Infectious Prion Digested by Crows

Infectious Prion Digested by Crows

Author: ChemistryViews

Kurt C. VerCauteren and colleagues, United States Department of Agriculture, Animal and Plant Health Inspection Service, Wildlife Services, National Wildlife Research Center, Colorado, USA, show in an experiment that American crows (Corvus brachyrhynchos) function as passive carriers or dispersers of infectious prions. Prions are misfolded proteins inducing the misfolding of proteins into prions in an organism. They are responsible for the transmissible spongiform encephalopathies (TSE) diseases in mammals, including bovine spongiform encephalopathy (BSE) in cattle and Creutzfeldt–Jakob disease (CJD) in humans.

As avian scavengers, crows may consume tissue of animal carcasses infected with prions. The reseachers found that readily available mouse-adapted scrapie (PrPRes) can remain infectious after passage through the digestive tract of crows. They force-fed 20 American crows with PrPRes. Mice, inoculated with fecal extracts obtained from the crows, all tested positive for prion disease.
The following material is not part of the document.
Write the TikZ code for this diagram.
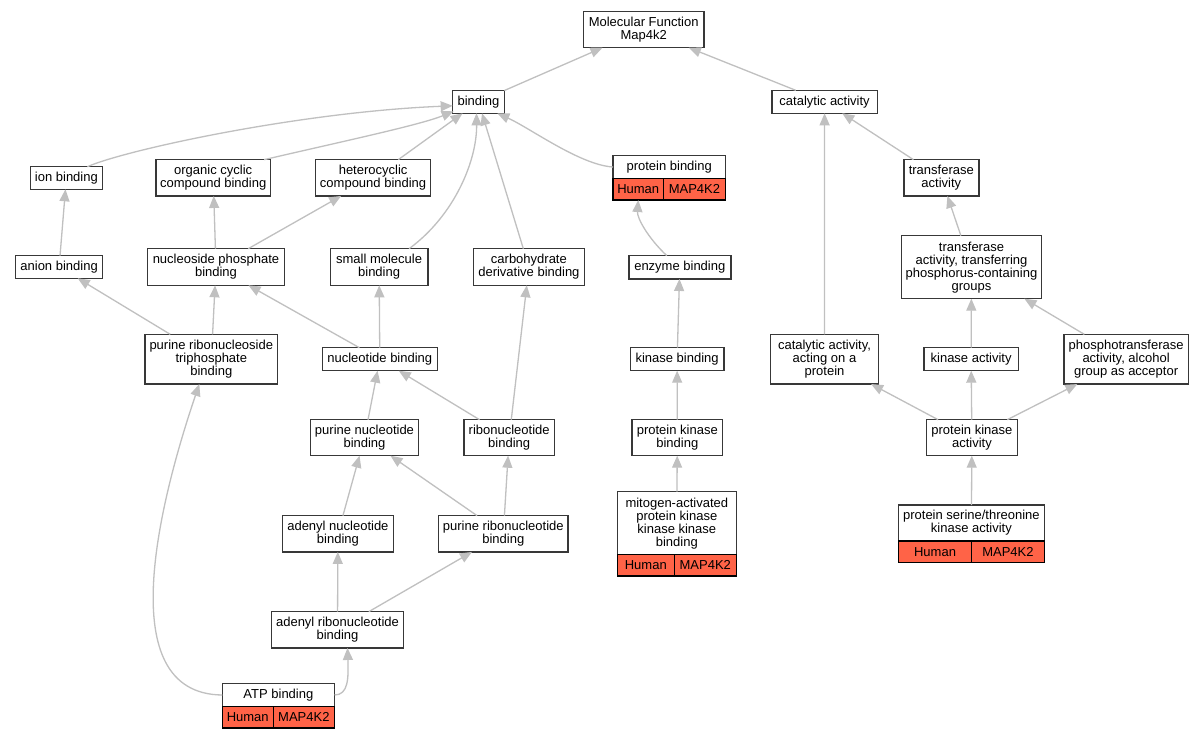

Crows travel up to 80 km/d, therefore, they can spread the prions over large distances via their feces. Once in the soil, PrPRes may persist more than two years, potentially enabling increased site contamination over time.

Further experimental trials involving TSE prions obtained from ovine, bovine, and cervine carcasses are required to definitively evaluate passage of natural TSEs through digestive systems of scavengers and predators. But similar behaviour is very likely.